Long term follow-up involves measurements of the galactose and its metabolites, especially the measurement of galactitol in the RBC. Routine ophthalmologic examination by slit lamp is necessary. In patients with developmental delays or mental retardation, neurodevelopmental testing is important. Blood sugar checks should be performed regularly due to the incidence of hypoglycemia.
Differential Diagnosis
Classic galactosemia: Classic galactosemia is an autosomal recessive disorder caused by the deficiency of GALT. It usually arouses clinician suspicion in infants with an abnormal newborn screen, hypergalactosemia, or galactosuria. Almost all the patients manifest in the neonatal period if not diagnosed at birth. Classic galactosemia results in life-threatening complications, including feeding problems, failure to thrive, hepatocellular damage, E. coli sepsis, and bleeding. If dietary restrictions start within ten days of life, complications of liver failure, sepsis, and neonatal death are preventable.

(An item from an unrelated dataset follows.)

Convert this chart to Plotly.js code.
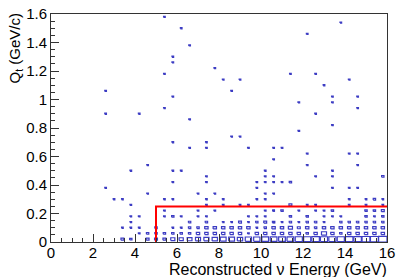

Duarte galactosemia (DG): It is an autosomal recessive condition resulting from partial impairment of galactose-1-phosphate uridyltransferase (GALT).[17] DG is similar to lethal classic galactosemia but with milder symptoms. Hypergalactosemia is not marked as in the classical variety, and many cases are missed in the newborn screen. Severe neonatal complications are preventable if the treatment starts within ten days of life.
Epimerase deficiency galactosemia: Epimerase deficiency should be considered in an infant with failure to thrive, liver disease, and elevated erythrocyte galactose-1-phosphate concentration with normal GALT enzyme activity. Detection of reduced GALE enzyme activity is diagnostic.[18]
Prognosis
Prognosis is excellent if the patients continue to have galactose free diet. Adequate treatment prevents the formation of cataracts or at least partially resolves them if treatment commences before the cataract maturation.
Complications
Cataract formation and pseudotumor cerebri are the two common complications in galactokinase patients. Despite strict dietary restrictions, there are reports of developmental delay, dyspraxia, and hypogonadotropic hypogonadism in a few patients.
Enhancing Healthcare Team Outcomes
Galactokinase deficiency typically manifests in the neonatal period with either ocular changes or abnormal newborn screening. Early initiation of treatment is critical to prevent the formation of the cataract. The abnormal newborn screening requires careful interpretation carefully, and further workup should take place as early as possible.
Galactokinase deficiency is best managed by an interprofessional team approach, including a neonatologist, geneticist, dieticians, ophthalmologist, and pediatric neurologist. Genetic counselors play a significant role in providing parental reproductive risk counseling and prenatal diagnosis. Galactokinase patients need medical, educational, psychosocial, and financial support services in their local communities.